I have seen some modified CNCs that route and mill PCBs according to the uploaded gerber files, and looks impressive with the accuracy. However, they are what I see on the web and has never seen it real life. Also, the prices that I have seen are expensive (£2000). Do you have any experience on such CNC devices and could tell me if there is any issue to use them (life time, accuracy, calibration, etc.) or suggest me such CNC that would not be less costly than £2000 and have a fine accuracy.

Best Answer

An indirect answer to your question.

We have done 0.5mm pitch LQFP DIY boards.

We used 'proper' laser printable PCB Artwork Drafting film

We spent quite a lot of time calibrating the exposure time of the PCB in the UV box, and IIRC it was sensitive to a +/- 5 second variation. Too short or too long produced poor results. IIRC, we made a 'PCB' with some test patterns for different track/space distances to help us calibrate things.

We still had quite a lot of trouble getting good results. Then we discovered that the laser printer was stepping in, and trying to produce a 'grayscale' when the PCB artwork 'pixel' boundaries didn't match its own idea of pixel boundaries. When we examined the artwork under a microscope, we could see that edges were defined by a fuzzy (dithered) half-tone pattern, rather than a much denser, more uniform edge.

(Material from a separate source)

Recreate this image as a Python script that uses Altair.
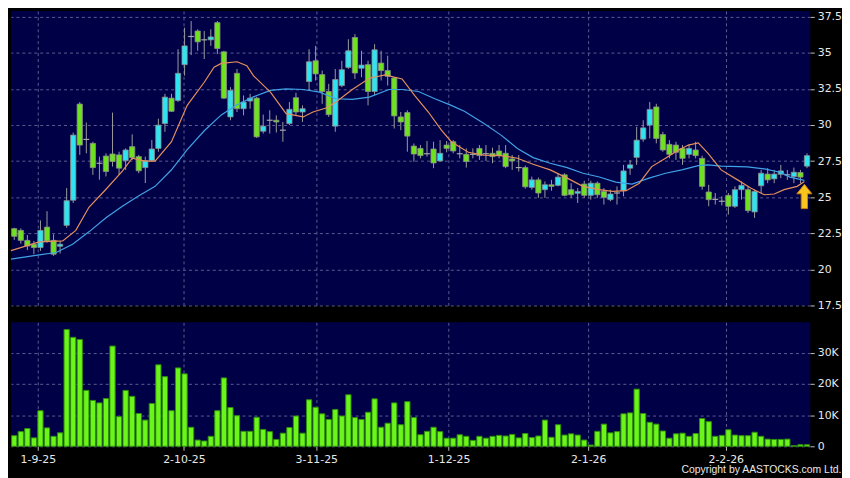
import altair as alt
import pandas as pd

# ---- OHLC ----
opens = [22.82, 22.70, 22.01, 21.74, 21.51, 22.93, 22.01, 21.60, 23.05, 24.79,
         31.45, 29.00, 28.73, 27.35, 27.85, 27.99, 27.93, 27.53, 28.50, 27.81,
         27.05, 27.53, 28.38, 30.10, 31.86, 31.70, 34.18, 36.13, 36.51, 35.90,
         35.90, 37.09, 35.07, 30.56, 33.58, 31.13, 31.66, 31.86, 29.57, 30.33,
         30.33, 29.64, 30.10, 31.89, 30.90, 33.01, 34.45, 33.49, 32.32, 29.92,
         32.73, 33.99, 36.06, 33.93, 34.18, 32.32, 34.29, 33.77, 33.26, 30.56,
         30.86, 28.54, 28.38, 28.01, 28.34, 27.51, 28.61, 28.84, 28.01, 27.97,
         27.97, 28.38, 28.01, 28.04, 28.20, 28.04, 27.65, 27.05, 27.05, 25.68,
         26.20, 25.52, 25.86, 25.82, 26.55, 25.52, 25.27, 25.91, 25.13, 25.97,
         25.40, 24.83, 25.29, 25.45, 27.01, 27.76, 29.02, 29.99, 31.25, 29.34,
         28.66, 28.61, 28.38, 27.97, 28.27, 27.69, 25.36, 24.85, 24.72, 25.13,
         24.37, 25.52, 25.52, 23.98, 25.79, 26.60, 26.27, 26.59, 26.55, 26.43,
         26.71, 27.15]
highs = [22.88, 22.84, 22.38, 21.97, 23.39, 24.03, 22.43, 21.97, 25.63, 29.48,
         31.59, 30.17, 28.84, 27.81, 28.04, 30.86, 28.15, 28.38, 29.35, 27.93,
         27.81, 28.96, 30.44, 32.16, 32.16, 35.25, 36.74, 37.20, 36.63, 36.51,
         36.63, 37.20, 35.14, 32.62, 33.88, 32.05, 32.16, 31.95, 30.72, 31.02,
         30.67, 30.21, 31.59, 32.23, 31.36, 35.25, 35.48, 33.77, 32.85, 33.88,
         34.45, 35.94, 36.29, 35.14, 34.45, 35.60, 35.14, 34.80, 33.31, 30.90,
         31.02, 28.72, 28.61, 28.89, 28.84, 28.95, 28.89, 28.95, 28.61, 28.38,
         28.38, 28.61, 28.61, 28.43, 28.61, 28.61, 27.92, 27.92, 27.19, 26.43,
         26.36, 26.09, 26.20, 26.66, 26.66, 25.97, 25.63, 26.14, 26.14, 26.09,
         25.63, 25.52, 25.75, 27.24, 27.58, 29.87, 30.33, 31.59, 31.47, 29.53,
         28.95, 28.84, 28.61, 28.66, 28.84, 27.88, 25.86, 25.29, 25.06, 25.29,
         25.75, 26.09, 25.75, 25.52, 26.89, 27.01, 26.89, 27.24, 26.89, 27.05,
         26.89, 28.04]
lows = [22.04, 21.78, 21.33, 21.05, 21.28, 21.85, 20.94, 21.10, 22.88, 24.60,
        27.93, 28.04, 26.55, 26.21, 26.44, 27.12, 26.55, 26.89, 27.58, 26.66,
        25.98, 27.47, 28.15, 29.53, 30.90, 31.60, 33.42, 34.84, 35.14, 34.57,
        35.48, 34.91, 31.80, 30.33, 30.90, 30.67, 31.13, 29.10, 29.41, 29.41,
        29.48, 28.84, 29.99, 30.67, 30.21, 32.39, 33.08, 31.47, 30.56, 29.53,
        32.62, 33.88, 33.19, 33.31, 31.36, 32.05, 33.08, 32.73, 29.76, 29.64,
        28.15, 27.46, 27.69, 27.81, 27.01, 27.47, 28.11, 28.04, 27.69, 27.05,
        27.69, 27.58, 27.51, 27.35, 27.69, 27.01, 26.89, 26.78, 25.59, 25.52,
        24.95, 24.95, 25.45, 25.75, 25.06, 24.95, 24.60, 24.95, 24.83, 24.95,
        24.49, 24.72, 24.49, 25.06, 26.55, 27.24, 28.84, 29.07, 28.73, 28.15,
        27.69, 27.58, 27.24, 27.69, 27.69, 25.52, 24.37, 24.49, 24.43, 23.80,
        24.26, 24.83, 23.91, 23.57, 25.29, 25.97, 25.97, 26.32, 26.20, 25.97,
        25.97, 27.01]
closes = [22.29, 22.01, 21.62, 21.51, 22.70, 21.97, 21.05, 21.74, 24.76, 29.30,
          28.61, 29.00, 27.05, 27.35, 26.78, 27.47, 27.01, 28.27, 27.74, 26.83,
          27.53, 28.34, 29.99, 31.93, 30.95, 33.58, 35.48, 36.13, 35.76, 35.90,
          36.10, 35.30, 31.86, 32.39, 31.13, 31.59, 31.86, 29.18, 29.92, 30.33,
          30.21, 29.64, 31.09, 30.90, 31.13, 34.38, 33.54, 32.32, 30.72, 33.15,
          33.83, 35.14, 33.60, 34.15, 32.32, 35.21, 33.77, 33.37, 30.63, 30.21,
          29.23, 27.99, 27.88, 28.01, 27.37, 28.04, 28.38, 28.20, 28.01, 27.47,
          27.97, 27.88, 28.01, 27.81, 27.88, 27.12, 27.51, 27.05, 25.72, 26.20,
          25.29, 25.86, 25.75, 26.39, 25.13, 25.17, 25.40, 25.13, 25.97, 25.17,
          24.99, 25.22, 25.29, 26.82, 27.24, 28.95, 29.80, 31.08, 29.07, 28.27,
          27.97, 28.11, 27.69, 28.38, 27.88, 25.75, 24.83, 24.85, 24.72, 24.37,
          25.52, 25.82, 24.07, 25.40, 26.66, 26.20, 26.60, 26.82, 26.55, 26.73,
          26.39, 27.88]
# volume in thousands of shares
volumes_k = [3.4, 4.7, 5.7, 2.7, 11.4, 5.9, 3.2, 4.3, 37.4, 34.9,
             34.2, 17.9, 14.7, 13.9, 15.3, 32.1, 9.5, 17.9, 16.0, 10.5,
             8.4, 13.7, 26.1, 22.3, 11.4, 25.1, 23.2, 6.1, 2.0, 1.7,
             3.2, 11.4, 21.9, 12.4, 9.8, 4.8, 4.8, 9.3, 5.4, 4.7,
             2.2, 4.2, 6.0, 9.7, 4.2, 14.9, 12.5, 10.4, 8.6, 11.8,
             9.7, 16.5, 9.2, 8.6, 10.9, 15.2, 6.1, 7.4, 13.9, 6.9,
             14.3, 9.2, 3.7, 4.8, 6.1, 4.7, 2.6, 2.6, 3.7, 3.2,
             1.9, 3.2, 2.6, 3.2, 3.5, 3.3, 3.8, 2.7, 4.1, 2.8,
             3.3, 8.4, 2.9, 6.9, 3.6, 4.0, 3.6, 2.0, 0.4, 4.8,
             7.1, 4.3, 4.7, 10.4, 10.7, 18.3, 10.5, 7.7, 7.1, 4.9,
             2.6, 4.0, 4.2, 3.2, 4.1, 8.9, 7.9, 3.2, 3.5, 5.3,
             3.6, 3.4, 3.4, 4.5, 3.2, 2.3, 2.2, 2.2, 2.3, 0.2,
             0.5, 0.5]

# ---- moving averages (position index, value) ----
ma10_idx = [-0.5, 3.8, 7.4, 9.4, 11.4, 13.9, 16.5, 18.0, 20.0, 21.5, 24.0, 26.4,
            29.0, 30.5, 31.6, 34.0, 35.5, 36.5, 39.1, 41.5, 44.1, 45.6, 47.6, 49.1,
            51.6, 54.2, 56.6, 59.2, 61.1, 63.2, 65.2, 66.7, 69.3, 71.7, 74.3, 76.8,
            79.2, 81.8, 84.4, 86.8, 89.3, 91.3, 93.4, 95.4, 97.3, 99.4, 101.4, 102.9,
            104.4, 105.9, 107.9, 110.4, 112.4, 114.5, 116.0, 117.5, 119.5, 120.6]
ma10_val = [21.3, 21.9, 21.97, 22.7, 24.3, 25.5, 26.8, 27.7, 27.5, 27.5, 28.84, 31.36,
            32.96, 34.0, 34.27, 34.38, 34.11, 33.42, 32.28, 30.79, 30.56, 30.9, 31.18, 31.59,
            32.46, 33.24, 33.47, 33.19, 32.05, 30.9, 29.64, 28.84, 28.11, 27.92, 27.88, 27.7,
            27.28, 26.89, 26.32, 25.75, 25.52, 25.4, 25.45, 25.97, 27.12, 27.69, 28.27, 28.61,
            28.76, 28.04, 26.89, 26.2, 25.63, 25.17, 25.22, 25.52, 25.75, 26.09]
ma20_idx = [-0.5, 3.8, 6.4, 8.9, 11.4, 14.0, 16.5, 18.9, 21.5, 24.0, 26.4, 29.0,
            31.6, 34.0, 36.5, 39.1, 41.5, 44.1, 46.6, 49.1, 51.6, 54.2, 57.2, 59.2,
            61.7, 64.2, 66.7, 68.7, 71.7, 74.3, 76.8, 79.2, 81.8, 84.4, 86.8, 89.3,
            91.8, 94.3, 96.9, 99.4, 101.9, 104.4, 105.9, 107.9, 111.9, 114.5, 116.9, 118.4,
            120.6]
ma20_val = [20.71, 21.0, 21.17, 21.74, 22.6, 23.57, 24.37, 25.06, 25.75, 26.9, 28.3, 29.6,
            30.7, 31.4, 31.95, 32.4, 32.5, 32.46, 32.28, 31.82, 31.77, 31.93, 32.46, 32.46,
            32.32, 31.82, 31.36, 30.95, 30.1, 29.3, 28.38, 27.74, 27.35, 27.05, 26.66, 26.4,
            26.04, 25.91, 26.32, 26.66, 26.89, 27.19, 27.24, 27.15, 27.1, 26.96, 26.73, 26.39,
            26.16]

# ---- axes ----
tick_idx = [3.6, 25.9, 46.1, 66.3, 87.6, 108.6]
tick_labels = ["1-9-25", "2-10-25", "3-11-25", "1-12-25", "2-1-26", "2-2-26"]
price_ticks = [17.5, 20, 22.5, 25, 27.5, 30, 32.5, 35, 37.5]
vol_ticks = [0, 10, 20, 30]
arrow_idx = [120.6]
arrow_price = [25.05]

CYAN = "#2fe4f0"
GREEN = "#6ee21e"
VOLGREEN = "#6cf51a"
GRID = "#5c5c92"
TXT = "#e8e8e8"

n = len(closes)
df = pd.DataFrame({
    "idx": list(range(n)),
    "open": opens, "high": highs, "low": lows, "close": closes,
    "vol": volumes_k,
})
ma10 = pd.DataFrame({"idx": ma10_idx, "val": ma10_val})
ma20 = pd.DataFrame({"idx": ma20_idx, "val": ma20_val})
arrow_df = pd.DataFrame({"idx": arrow_idx, "price": arrow_price})

xdom = alt.Scale(domain=[-0.5, n - 0.5], nice=False, zero=False)
ydom = alt.Scale(domain=[17.5, 37.9], nice=False, zero=False)

label_expr = " : ".join(
    f"datum.value == {p} ? '{l}'" for p, l in zip(tick_idx, tick_labels)
) + " : ''"

price_axis = alt.Axis(orient="right", values=price_ticks, labelExpr="'' + datum.value",
                      labelOverlap=False, grid=True, tickSize=4, labelPadding=3,
                      domain=False, title=None)
x_top_axis = alt.Axis(values=tick_idx, grid=True, labels=False, ticks=False,
                      domain=False, title=None)

wicks = alt.Chart(df).mark_rule(color="#9c9c9c", strokeWidth=1).encode(
    x=alt.X("idx:Q", scale=xdom, title=None, axis=x_top_axis),
    y=alt.Y("low:Q", scale=ydom, title=None, axis=price_axis),
    y2="high:Q")

bodies = alt.Chart(df).transform_filter("datum.open != datum.close").transform_calculate(
    x1="datum.idx - 0.4", x2="datum.idx + 0.4"
).mark_rect(stroke="#8e8e8e", strokeWidth=0.8).encode(
    x=alt.X("x1:Q", title=None, axis=x_top_axis), x2="x2:Q",
    y=alt.Y("open:Q", title=None, axis=price_axis), y2="close:Q",
    fill=alt.condition("datum.close > datum.open", alt.value(CYAN), alt.value(GREEN)),
)

doji = alt.Chart(df).transform_filter("datum.open == datum.close").transform_calculate(
    x1="datum.idx - 0.45", x2="datum.idx + 0.45"
).mark_rule(color="#a8a8a8", strokeWidth=1.2).encode(
    x=alt.X("x1:Q", title=None, axis=x_top_axis), x2="x2:Q",
    y=alt.Y("close:Q", title=None, axis=price_axis))

line10 = alt.Chart(ma10).mark_line(color="#e58f5c", strokeWidth=1.2).encode(
    x=alt.X("idx:Q", title=None, axis=x_top_axis),
    y=alt.Y("val:Q", title=None, axis=price_axis))
line20 = alt.Chart(ma20).mark_line(color="#3fa2e6", strokeWidth=1.2).encode(
    x=alt.X("idx:Q", title=None, axis=x_top_axis),
    y=alt.Y("val:Q", title=None, axis=price_axis))

ARROW = "M0,-1 L0.62,-0.22 L0.26,-0.22 L0.26,1 L-0.26,1 L-0.26,-0.22 L-0.62,-0.22 Z"
arrow = alt.Chart(arrow_df).mark_point(
    shape=ARROW, size=600, filled=True, fill="#f9c41e", stroke="#c98400",
    strokeWidth=1, opacity=1
).encode(x=alt.X("idx:Q", title=None, axis=x_top_axis),
         y=alt.Y("price:Q", title=None, axis=price_axis))

price = alt.layer(wicks, bodies, doji, line20, line10, arrow).properties(
    width=806, height=297)

vol = alt.Chart(df).transform_calculate(
    x1="datum.idx - 0.4", x2="datum.idx + 0.4"
).mark_rect(fill=VOLGREEN, stroke="#2f8f0c", strokeWidth=1).encode(
    x=alt.X("x1:Q", scale=xdom, title=None,
            axis=alt.Axis(values=tick_idx, labelExpr=label_expr, grid=True,
                          ticks=True, tickSize=4, labelPadding=3, domain=False,
                          title=None, labelFlush=False, labelOverlap=False)),
    x2="x2:Q",
    y=alt.Y("vol:Q", scale=alt.Scale(domain=[0, 39.7], nice=False), title=None,
            axis=alt.Axis(orient="right", values=vol_ticks, grid=True, tickSize=4,
                          labelPadding=3, domain=False, title=None, labelOverlap=False,
                          labelExpr="datum.value == 0 ? '0' : datum.value + 'K'")),
    y2=alt.datum(0),
).properties(width=806, height=125)

chart = alt.vconcat(price, vol, spacing=12).properties(
    background="#000000",
    padding=0,
    title=alt.TitleParams(
        text="Copyright by AASTOCKS.com Ltd.", orient="bottom", anchor="end",
        color=TXT, font="Liberation Sans", fontSize=10.5, fontWeight="normal",
        offset=1),
).configure_view(fill="#000046", stroke=None).configure_axis(
    labelColor=TXT, labelFont="DejaVu Sans", labelFontSize=11,
    tickColor="#bdbdbd", gridColor=GRID, gridDash=[3, 3], gridWidth=1,
    domain=False,
)

chart.save("out.html", embed_options={"renderer": "svg", "actions": False})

We improved the results by 'fiddling around' with printer settings.

Then I redid the footprint of the 0.5mm pitch LQFP part so that the gap between pads was slightly bigger. That gave better results.

Edit:
I know folks who have tried a 1,700GBP 'ebay' PCB mill. AFAIK they gave up due to difficulties getting consistent results. They have now spent a lot more to get a proper LPKF milling machine.

Edit2:
Is the entire board 'packed', with a need for 0.25mm track/space everywhere or is it mainly around the 80pin part?

Depending on where you are in your development process, and the sort of issues you are needing to fix, a way to reduce the pain might be to make a 'breakout' board for the LQFP part with your high-quality manufacturer. That would have lead-time, but once you have some, you might be able to turn-round the rest of the PCB using DIY.

It may also be the breakout PCB can solve some of your layout issues. If you put it's decoupling capacitors etc on its breakout PCB, its behaviour might be okay. My experience is manufactured vias are much smaller than DIY vias freeing up board area. Further, putting vias under the chip are awkward to do on a DIY PCB. So you might get a lot of benefit from the manufactured breakout, and hence make the remaining DIY PCB easier to route.

A traditional breakout usually has pins on 0.1" centres, in a square around the chip. You don't need to do that. You could use finer pitch connections and with pins in a non-rectangular, convenient, shape for your problem.

Maybe even consider doing a 4-layer breakout PCB, to make the rest of the board as simple to layout and make as practical.